We demonstrate the discrete duality symmetry between the Abelian 1-form and 2-form basic gauge fields in the context of a three $(2 + 1)$-dimensional ($3D$) combined system of the field-theoretic model of the free Abelian 1-from and 2-form gauge theories within the framework of Becchi-Rouet-Stora-Tyutin (BRST) formalism. The classical gauge-fixed Lagrangian density of this theory is generalized to its quantum counterpart as the BRST and co-BRST invariant Lagrangian density. We show clearly the existence of the off-shell nilpotent (co-)BRST symmetry transformations and establish their intimate connection through a set of underlying discrete duality symmetry transformations in our $3D$ BRST-quantized theory.
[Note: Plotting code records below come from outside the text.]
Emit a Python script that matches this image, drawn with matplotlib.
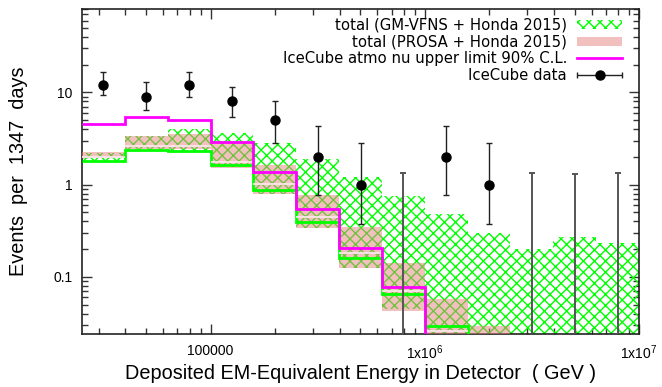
import numpy as np
import matplotlib.pyplot as plt
from matplotlib.patches import Patch
from matplotlib.lines import Line2D
from matplotlib.legend_handler import HandlerErrorbar
from matplotlib.ticker import FixedLocator, FuncFormatter, LogLocator, NullFormatter

plt.rcParams['mathtext.default'] = 'regular'
plt.rcParams['hatch.linewidth'] = 1.0

# energy bins (GeV), 0.2 decades wide
edges = [25119, 39811, 63096, 100000, 158489, 251189, 398107,
         630957, 1000000, 1584893, 2511886, 3981072, 6309573, 10000000]

# GM-VFNS + Honda 2015 band
gm_lo = [1.75, 2.30, 2.32, 1.55, 0.80, 0.34, 0.125, 0.045, 0.01, 0.01, 0.01, 0.01, 0.01]
gm_hi = [2.20, 3.40, 4.00, 3.65, 2.80, 1.90, 1.21, 0.76, 0.48, 0.30, 0.20, 0.27, 0.23]
gm_line = [1.80, 2.35, 2.34, 1.65, 0.87, 0.39, 0.16, 0.065, 0.029, 0.012, 0.006, 0.004, 0.003]

# PROSA + Honda 2015 band
prosa_lo = [1.92, 2.45, 2.42, 1.52, 0.79, 0.338, 0.124, 0.043, 0.015, 0.008, 0.004, 0.003, 0.002]
prosa_hi = [2.27, 3.40, 3.49, 2.84, 1.62, 0.765, 0.343, 0.141, 0.058, 0.0295, 0.01, 0.006, 0.004]
prosa_mid = [1.98, 2.62, 2.60, 1.76, 1.02, 0.445, 0.18, 0.07, 0.026, 0.012, 0.006, 0.004, 0.003]

# IceCube atmospheric neutrino upper limit (90% C.L.)
ic_ul = [4.5, 5.4, 5.0, 2.88, 1.36, 0.545, 0.205, 0.077, 0.01, 0.005, 0.002, 0.001, 0.0005]

# IceCube events and error bars
ic_data = [12, 9, 12, 8, 5, 2, 1, 0, 2, 1, 0, 0, 0]
ic_up = [16.6, 13.1, 16.7, 11.5, 7.98, 4.35, 2.83, 1.32, 4.3, 2.83, 1.32, 1.31, 1.32]
ic_dn = [9.35, 6.43, 8.96, 5.45, 2.81, 0.765, 0.374, 0, 0.765, 0.374, 0, 0, 0]

edges = np.array(edges, dtype=float)
lo, hi = edges[:-1], edges[1:]
xc = np.sqrt(lo * hi)
width = hi - lo

fig, ax = plt.subplots(figsize=(6.62, 3.87), dpi=100)
fig.subplots_adjust(left=0.1239, right=0.9653, bottom=0.137, top=0.9767)

ax.set_xscale('log')
ax.set_yscale('log')

# bands
ax.bar(lo, np.array(gm_hi) - np.array(gm_lo), width=width, bottom=gm_lo, align='edge',
       facecolor='none', edgecolor='#00ff00', hatch='xxx', linewidth=0, zorder=2)
ax.bar(lo, np.array(prosa_hi) - np.array(prosa_lo), width=width, bottom=prosa_lo, align='edge',
       facecolor='#e88282', alpha=0.5, linewidth=0, zorder=3)
ax.stairs(gm_line, edges, baseline=None, color='#00ff00', lw=2, zorder=4)
ax.hlines(prosa_mid, lo, hi, color='#fbe6ec', lw=1.3, zorder=4)
ax.stairs(ic_ul, edges, baseline=None, color='#ff00ff', lw=2, zorder=5)

# data
data = np.array(ic_data, dtype=float)
up = np.array(ic_up)
dn = np.array(ic_dn)
nz = data > 0
ax.errorbar(xc[nz], data[nz], yerr=[data[nz] - dn[nz], up[nz] - data[nz]], fmt='o',
            color='black', ecolor='#222222', ms=6.5, elinewidth=1.0, capsize=2.5, capthick=1.0,
            zorder=6)
ax.vlines(xc[~nz], 1e-3, up[~nz], color='#555555', lw=1.4, zorder=6)
ax.plot(xc[~nz], up[~nz], '_', color='#555555', ms=5, mew=1.4, zorder=6)

ax.set_xlim(edges[0], edges[-1])
ax.set_ylim(0.024, 80)


def xfmt(v, pos):
    if v < 5e5:
        return '%d' % round(v)
    return '1x10$^{%d}$' % round(np.log10(v))


ax.xaxis.set_major_locator(FixedLocator([1e5, 1e6, 1e7]))
ax.xaxis.set_major_formatter(FuncFormatter(xfmt))
ax.xaxis.set_minor_locator(LogLocator(base=10, subs=np.arange(2, 10)))
ax.xaxis.set_minor_formatter(NullFormatter())
ax.yaxis.set_major_locator(FixedLocator([0.1, 1, 10]))
ax.yaxis.set_major_formatter(FuncFormatter(lambda v, p: '%g' % v))
ax.yaxis.set_minor_locator(LogLocator(base=10, subs=np.arange(2, 10)))
ax.yaxis.set_minor_formatter(NullFormatter())
ax.tick_params(which='both', direction='in', top=True, right=True, width=1.0, color='#333333')
ax.tick_params(which='major', length=7, pad=7)
ax.tick_params(which='minor', length=4)
for lab in ax.get_xticklabels() + ax.get_yticklabels():
    lab.set_fontfamily('Liberation Sans')
    lab.set_fontsize(10)
for sp in ax.spines.values():
    sp.set_linewidth(1.2)
    sp.set_color('#222222')

ax.set_xlabel('Deposited EM-Equivalent Energy in Detector  ( GeV )',
              family='Liberation Sans', fontsize=14.3, labelpad=1)
ax.set_ylabel('Events  per  1347  days', family='Liberation Sans', fontsize=14.3, labelpad=18)

# legend
h_gm = Patch(facecolor='none', edgecolor='#00ff00', hatch='xxx', linewidth=0)
h_prosa = Patch(facecolor='#e88282', alpha=0.5, linewidth=0)
h_ul = Line2D([], [], color='#ff00ff', lw=2)
h_data = ax.errorbar([np.nan], [np.nan], xerr=[[1], [1]], fmt='o', color='black',
                     ecolor='#222222', ms=6.5, elinewidth=1.0, capsize=2.5)
ax.legend([h_gm, h_prosa, h_ul, h_data],
          ['total (GM-VFNS + Honda 2015)', 'total (PROSA + Honda 2015)',
           'IceCube atmo nu upper limit 90% C.L.', 'IceCube data'],
          loc='upper right', bbox_to_anchor=(0.988, 1.005), frameon=False, markerfirst=False,
          prop=dict(family='DejaVu Sans', size=10.7), handlelength=3.0, handleheight=0.55,
          handletextpad=0.7, labelspacing=0.12, borderaxespad=0.3,
          handler_map={type(h_data): HandlerErrorbar(xerr_size=1.5)})

fig.savefig('out.png', dpi=100)
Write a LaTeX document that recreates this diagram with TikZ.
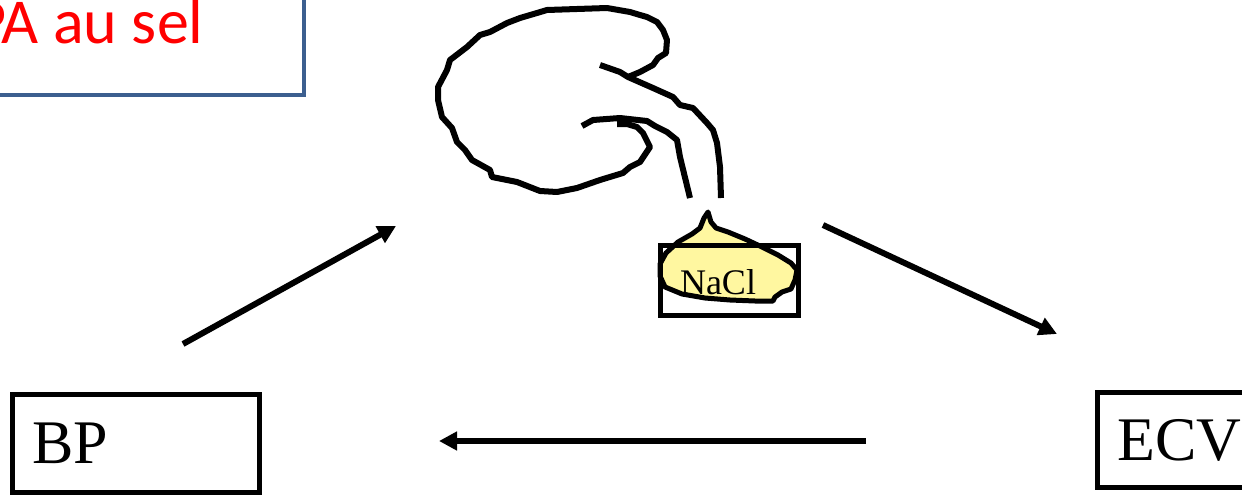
\documentclass[tikz,border=0pt]{standalone}
\usepackage{fontspec}
\setmainfont{Liberation Serif}
\newfontfamily\titlefont{Carlito}
\usepackage{tikz}
\usetikzlibrary{arrows.meta}
\definecolor{boxblue}{RGB}{60,95,143}
\definecolor{saltyellow}{RGB}{255,247,160}

\begin{document}
\begin{tikzpicture}[x=0.5pt, y=-0.5pt,
    box/.style={draw, line width=2.5pt, inner sep=0pt},
    pen/.style={line width=3pt, line join=round},
    flow/.style={line width=3pt, -{Triangle[length=9pt, width=9pt]}}]

\useasboundingbox (0,0) rectangle (1242,498);
\clip (0,0) rectangle (1242,498);

% title box, runs off the left edge
\node[draw=boxblue, line width=2pt, minimum width=202pt, minimum height=57.5pt] (titlebox) at (102,37.5) {};
\node[anchor=base west, inner sep=0pt, text=red, font=\titlefont\fontsize{32}{38}\selectfont] (title) at (-27,43) {PA au sel};

% kidney outline
\draw[pen] (628,77) -- (640,72) -- (653,65) -- (658,58) -- (666,53) -- (667,40) -- (663,30) -- (657,22)
  -- (647,17) -- (640,15) -- (630,12) -- (607,8) -- (547,10) -- (537,13) -- (520,18) -- (507,23)
  -- (490,32) -- (480,35) -- (467,47) -- (450,60) -- (447,70) -- (438,87) -- (438,100) -- (442,117)
  -- (452,128) -- (457,142) -- (465,150) -- (472,160) -- (490,170) -- (492,177) -- (517,182)
  -- (540,191) -- (557,192) -- (577,188) -- (600,180) -- (623,173) -- (630,167) -- (640,162)
  -- (650,147) -- (643,133) -- (637,127) -- (627,124) -- (617,124);
% ureter
\draw[pen] (600,65) -- (620,72) -- (628,77) -- (653,88) -- (673,97) -- (680,105) -- (693,108)
  -- (707,123) -- (713,130) -- (717,143) -- (720,167) -- (721,198);
\draw[pen] (582,126) -- (593,120) -- (620,118) -- (647,121) -- (655,126) -- (667,132) -- (677,140)
  -- (680,157) -- (690,198);

% salt
\filldraw[fill=saltyellow, line width=2.5pt, line join=round] (708,212) -- (711,222) -- (716,228)
  -- (728,232) -- (745,239) -- (762,247) -- (778,255) -- (791,263) -- (797,270) -- (795,280)
  -- (791,289) -- (782,292) -- (775,297) -- (773,301) -- (755,301) -- (730,300) -- (705,298)
  -- (682,294) -- (665,287) -- (660,276) -- (660,264) -- (666,253) -- (678,242) -- (692,234)
  -- (700,228) -- (704,218) -- cycle;
\node[box, minimum width=69pt, minimum height=35pt] (nacl) at (729,280) {};
\node[font=\fontsize{18}{21}\selectfont] (salt) at (718,282) {NaCl};

% BP and ECV boxes
\node[box, minimum width=123.5pt, minimum height=49pt] (bp) at (136,443.5) {};
\node[anchor=base west, inner sep=0pt, font=\fontsize{31}{37}\selectfont] (bplabel) at (32,463) {BP};
\node[box, minimum width=101.25pt, minimum height=47.5pt] (ecv) at (1198.75,440) {};
\node[anchor=base west, inner sep=0pt, font=\fontsize{31}{37}\selectfont] (ecvlabel) at (1117,460) {ECV};

% arrows
\coordinate (a1) at (183,344);
\coordinate (b1) at (396,226);
\coordinate (a2) at (823,225);
\coordinate (b2) at (1057,334);
\coordinate (a3) at (866,441);
\coordinate (b3) at (439,441);
\draw[flow] (a1) -- (b1);
\draw[flow] (a2) -- (b2);
\draw[flow] (a3) -- (b3);

\end{tikzpicture}
\end{document}
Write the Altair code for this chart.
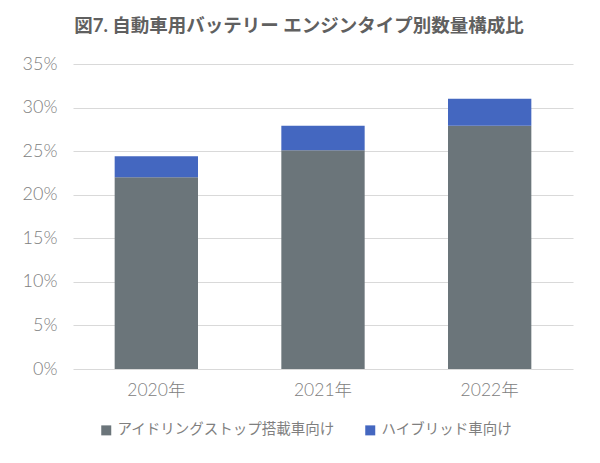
import altair as alt
import pandas as pd

years = ["2020年", "2021年", "2022年"]
series = ["アイドリングストップ搭載車向け", "ハイブリッド車向け"]
idle_stop = [0.220, 0.251, 0.279]
hybrid = [0.024, 0.028, 0.031]
colors = ["#6b757a", "#4467c0"]

rows = []
for i, y in enumerate(years):
    rows.append({"year": y, "type": series[0], "value": idle_stop[i], "ord": 0})
    rows.append({"year": y, "type": series[1], "value": hybrid[i], "ord": 1})
df = pd.DataFrame(rows)

FONT = "Lato, 'Noto Sans CJK JP', sans-serif"

chart = alt.Chart(df).mark_bar().encode(
    x=alt.X("year:N", sort=years,
            scale=alt.Scale(paddingInner=0.5, paddingOuter=0.25),
            axis=alt.Axis(title=None, labelAngle=0, domain=False, ticks=False,
                          labelFontSize=17.5, labelColor="#808080", labelPadding=12,
                          labelFont=FONT, labelFontWeight=300)),
    y=alt.Y("value:Q", stack="zero",
            scale=alt.Scale(domain=[0, 0.35]),
            axis=alt.Axis(title=None, format=".0%", values=[i / 100 for i in range(0, 36, 5)],
                          domain=False, ticks=False, gridColor="#d9d9d9", gridWidth=1,
                          labelFontSize=18, labelColor="#808080", labelPadding=16,
                          labelFont=FONT, labelFontWeight=300)),
    color=alt.Color("type:N", sort=series,
                    scale=alt.Scale(domain=series, range=colors),
                    legend=alt.Legend(title=None, orient="none", direction="horizontal",
                                      legendX=26, legendY=359, symbolType="square",
                                      symbolSize=100, symbolStrokeWidth=0,
                                      labelFontSize=14.5, labelColor="#7f7f7f",
                                      labelFont=FONT, labelLimit=0, columnPadding=28,
                                      labelOffset=4)),
    order=alt.Order("ord:Q", sort="ascending"),
).properties(
    width=500,
    height=305,
    background="white",
    title=alt.TitleParams(
        "図7. 自動車用バッテリー エンジンタイプ別数量構成比",
        font=FONT, fontSize=18.5, fontWeight="bold", color="#606060",
        anchor="middle", dx=-24, offset=20,
    ),
    padding={"left": 65, "top": 56, "right": 19, "bottom": 86},
    autosize=alt.AutoSizeParams(type="none"),
).configure_view(stroke="transparent", strokeWidth=0)

chart.save("out.html", embed_options={"renderer": "svg", "actions": False})
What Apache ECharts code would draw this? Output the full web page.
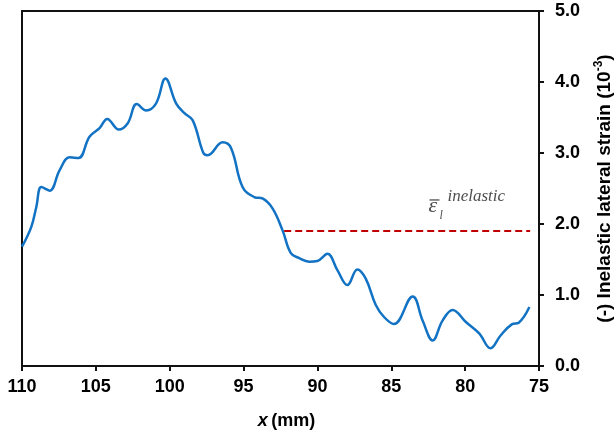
<!DOCTYPE html>
<html><head><meta charset="utf-8">
<script src="https://cdn.jsdelivr.net/npm/echarts@6/dist/echarts.min.js"></script>
<style>html,body{margin:0;padding:0;background:#fff}#c{width:614px;height:433px}</style>
</head><body><div id="c"></div>
<script>
const xPos = [110, 109.37, 109.03, 108.69, 108.13, 107.45, 106.78, 106.17, 105.43, 104.75, 104.23, 103.45, 102.84, 102.23, 101.59, 100.92, 100.29, 99.57, 99.0, 98.44, 97.72, 97.43, 96.42, 95.85, 95.07, 94.28, 93.72, 93.04, 92.36, 91.80, 91.24, 90.56, 90.0, 89.32, 88.65, 87.97, 87.30, 86.73, 86.05, 85.49, 84.82, 83.55, 82.88, 82.20, 81.53, 80.85, 79.95, 79.05, 78.28, 77.6, 76.82, 76.37, 75.65];
const strain = [1.68, 1.96, 2.24, 2.52, 2.47, 2.76, 2.94, 2.93, 3.23, 3.35, 3.48, 3.33, 3.42, 3.69, 3.60, 3.70, 4.05, 3.70, 3.56, 3.46, 3.00, 2.97, 3.15, 3.07, 2.52, 2.38, 2.36, 2.22, 1.91, 1.59, 1.52, 1.47, 1.48, 1.58, 1.35, 1.14, 1.36, 1.23, 0.86, 0.69, 0.59, 0.98, 0.64, 0.36, 0.64, 0.79, 0.62, 0.46, 0.25, 0.43, 0.59, 0.61, 0.83];
const avgX = [92.25, 75.6];
const avgValue = 1.90;
const labelAt = [82.55, 2.24];
const xTicks = [75, 80, 85, 90, 95, 100, 105, 110];
const yTicks = [0, 1, 2, 3, 4, 5];

const serif = {fontFamily: 'Liberation Serif', fontStyle: 'italic', color: '#222'};
function ann(text, size, offset, extra) {
  return {value: labelAt, label: Object.assign({show: true, position: [0, 0], align: 'left', verticalAlign: 'middle',
    formatter: text, fontSize: size, offset: offset}, serif, extra || {})};
}

const chart = echarts.init(document.getElementById('c'));
chart.setOption({
  animation: false,
  grid: {left: 22, right: 75, top: 11, bottom: 67, containLabel: false, outerBoundsMode: 'none',
         show: true, borderColor: '#111', borderWidth: 2},
  xAxis: {
    type: 'value', inverse: true, min: xTicks[0], max: xTicks[xTicks.length-1], interval: 5,
    axisLine: {show: true, lineStyle: {color: '#111', width: 2}},
    axisTick: {show: true, inside: false, length: 5, lineStyle: {color: '#111', width: 2}},
    splitLine: {show: false},
    axisLabel: {color: '#000', fontFamily: 'Liberation Sans', fontWeight: 'bold', fontSize: 18, margin: 12},
    name: '{i|x} {b|(mm)}', nameLocation: 'middle', nameGap: 46,
    nameTextStyle: {padding: [0, 0, 0, 12], rich: {
      i: {fontFamily: 'Liberation Sans', fontWeight: 'bold', fontStyle: 'italic', fontSize: 18, color: '#000'},
      b: {fontFamily: 'Liberation Sans', fontWeight: 'bold', fontSize: 18, color: '#000'}
    }}
  },
  yAxis: {
    type: 'value', position: 'right', min: yTicks[0], max: yTicks[yTicks.length-1], interval: 1,
    axisLine: {show: true, lineStyle: {color: '#111', width: 2}},
    axisTick: {show: true, inside: false, length: 5, lineStyle: {color: '#111', width: 2}},
    splitLine: {show: false},
    axisLabel: {color: '#000', fontFamily: 'Liberation Sans', fontWeight: 'bold', fontSize: 18, margin: 16,
      formatter: v => v.toFixed(1)},
    name: '{b|(-) Inelastic lateral strain (10}{s|-3}{b|)}', nameLocation: 'middle', nameRotate: 90, nameGap: 54,
    nameTextStyle: {lineHeight: 21, rich: {
      b: {fontFamily: 'Liberation Sans', fontWeight: 'bold', fontSize: 19, color: '#000', lineHeight: 21, verticalAlign: 'bottom'},
      s: {fontFamily: 'Liberation Sans', fontWeight: 'bold', fontSize: 12, color: '#000', lineHeight: 21, verticalAlign: 'top'}
    }}
  },
  series: [
    {type: 'line', data: xPos.map((x, i) => [x, strain[i]]), smooth: 0.4, showSymbol: false,
     lineStyle: {color: '#1272C4', width: 2.5}},
    {type: 'line', data: avgX.map(x => [x, avgValue]), showSymbol: false,
     lineStyle: {color: '#C00000', width: 2, type: [7, 4]}},
    {type: 'scatter', symbolSize: 0, silent: true,
     data: [
       ann('ε', 22, [1, -1]),
       ann('{b| }', 10, [2, -7], {rich: {b: {width: 10, height: 1.4, backgroundColor: '#333'}}}),
       ann('l', 12, [12, 9]),
       ann('inelastic', 17, [20, -10])
     ]}
  ]
});
</script></body></html>
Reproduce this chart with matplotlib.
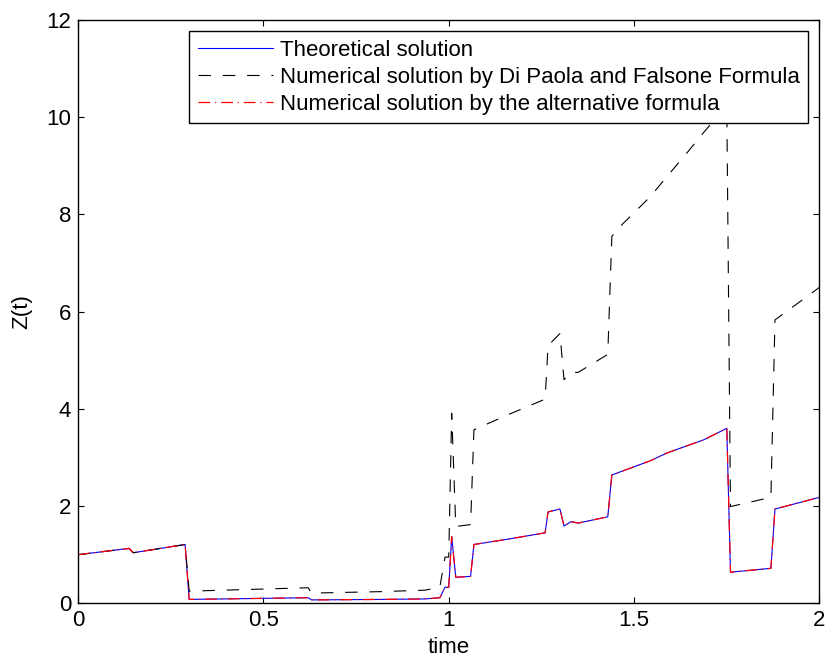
import numpy as np
import matplotlib.pyplot as plt

plt.rcParams['font.family'] = ['Liberation Sans', 'DejaVu Sans']
plt.rcParams['lines.scale_dashes'] = False

# theoretical solution
t_theo = [0.0, 0.138, 0.149, 0.289, 0.300, 0.621, 0.630, 0.815, 0.936, 0.976, 0.990,
          1.000, 1.008, 1.019, 1.059, 1.068, 1.160, 1.260, 1.268, 1.300, 1.311, 1.330,
          1.349, 1.429, 1.440, 1.543, 1.588, 1.624, 1.687, 1.750, 1.760, 1.869, 1.880, 2.0]
z_theo = [1.00, 1.13, 1.04, 1.21, 0.08, 0.115, 0.07, 0.08, 0.09, 0.115, 0.33,
          0.33, 1.37, 0.535, 0.555, 1.21, 1.32, 1.45, 1.88, 1.94, 1.59, 1.68,
          1.65, 1.78, 2.64, 2.93, 3.09, 3.19, 3.36, 3.60, 0.64, 0.72, 1.94, 2.18]

# Di Paola and Falsone formula
t_dpf = [0.0, 0.138, 0.149, 0.289, 0.300, 0.621, 0.630, 0.815, 0.936, 0.976, 0.990,
         1.000, 1.008, 1.019, 1.059, 1.068, 1.160, 1.260, 1.268, 1.300, 1.311, 1.330,
         1.349, 1.429, 1.440, 1.466, 1.543, 1.592, 1.642, 1.687, 1.750, 1.760, 1.869,
         1.880, 2.0]
z_dpf = [1.00, 1.13, 1.04, 1.21, 0.25, 0.32, 0.21, 0.24, 0.27, 0.33, 0.95,
         0.95, 3.91, 1.58, 1.62, 3.57, 3.88, 4.20, 5.30, 5.55, 4.60, 4.75,
         4.75, 5.12, 7.55, 7.78, 8.36, 8.81, 9.26, 9.68, 10.25, 1.99, 2.18,
         5.83, 6.50]

# alternative formula
t_alt = [0.0, 0.138, 0.149, 0.289, 0.300, 0.621, 0.630, 0.815, 0.936, 0.976, 0.990,
         1.000, 1.008, 1.019, 1.059, 1.068, 1.160, 1.260, 1.268, 1.300, 1.311, 1.330,
         1.349, 1.429, 1.440, 1.543, 1.588, 1.624, 1.687, 1.750, 1.760, 1.869, 1.880, 2.0]
z_alt = [1.00, 1.13, 1.04, 1.21, 0.08, 0.115, 0.07, 0.08, 0.09, 0.115, 0.33,
         0.33, 1.37, 0.535, 0.555, 1.21, 1.32, 1.45, 1.88, 1.94, 1.59, 1.68,
         1.65, 1.78, 2.64, 2.93, 3.09, 3.19, 3.36, 3.60, 0.64, 0.72, 1.94, 2.18]

fs = 16

fig = plt.figure(figsize=(8.25, 6.64), dpi=100)
ax = fig.add_axes([0.0945, 0.0914, 0.8988, 0.8785])

ax.plot(t_theo, z_theo, color='blue', lw=0.8, label='Theoretical solution')
ax.plot(t_dpf, z_dpf, color='black', lw=0.8, dashes=(9, 8.5),
        label='Numerical solution by Di Paola and Falsone Formula')
ax.plot(t_alt, z_alt, color='red', lw=0.9, dashes=(8.5, 3.5, 0.8, 3.5),
        label='Numerical solution by the alternative formula')

ax.set_xlim(0, 2)
ax.set_ylim(0, 12)
ax.set_xticks([0, 0.5, 1, 1.5, 2])
ax.set_xticklabels(['0', '0.5', '1', '1.5', '2'])
ax.set_yticks(range(0, 13, 2))
ax.tick_params(direction='in', length=4.5, width=0.8, top=True, right=True,
               labelsize=fs, pad=5)
for s in ax.spines.values():
    s.set_linewidth(1.0)

ax.set_xlabel('time', fontsize=fs, labelpad=4)
ax.set_ylabel('Z(t)', fontsize=fs, labelpad=10)

leg = ax.legend(loc='upper right', bbox_to_anchor=(0.985, 0.981), borderaxespad=0,
                fontsize=fs, fancybox=False, edgecolor='black', framealpha=1,
                handlelength=3.4, handletextpad=0.3, labelspacing=0.28,
                borderpad=0.38)
leg.get_frame().set_linewidth(1.0)

plt.savefig('out.png', dpi=100)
We provide the mathematical basis for the existence of the discrete duality symmetry transformations in our theory through the Hodge duality operator (that is defined on the $3D$ flat Minkowskian spacetime manifold). We briefly mention a bosonic symmetry transformation which is constructed from the anticommutator of the above off-shell nilpotent (co-)BRST symmetry transformations. We lay emphasis on the algebraic structures of the existing continuous and discrete duality symmetry transformations for our $3D$ BRST-quantized theory (where they are treated as operators). We also comment on the appearance of a pseudo-scalar field (with negative kinetic term). This field happens to be one of the possible candidates for the phantom field of the cosmological models.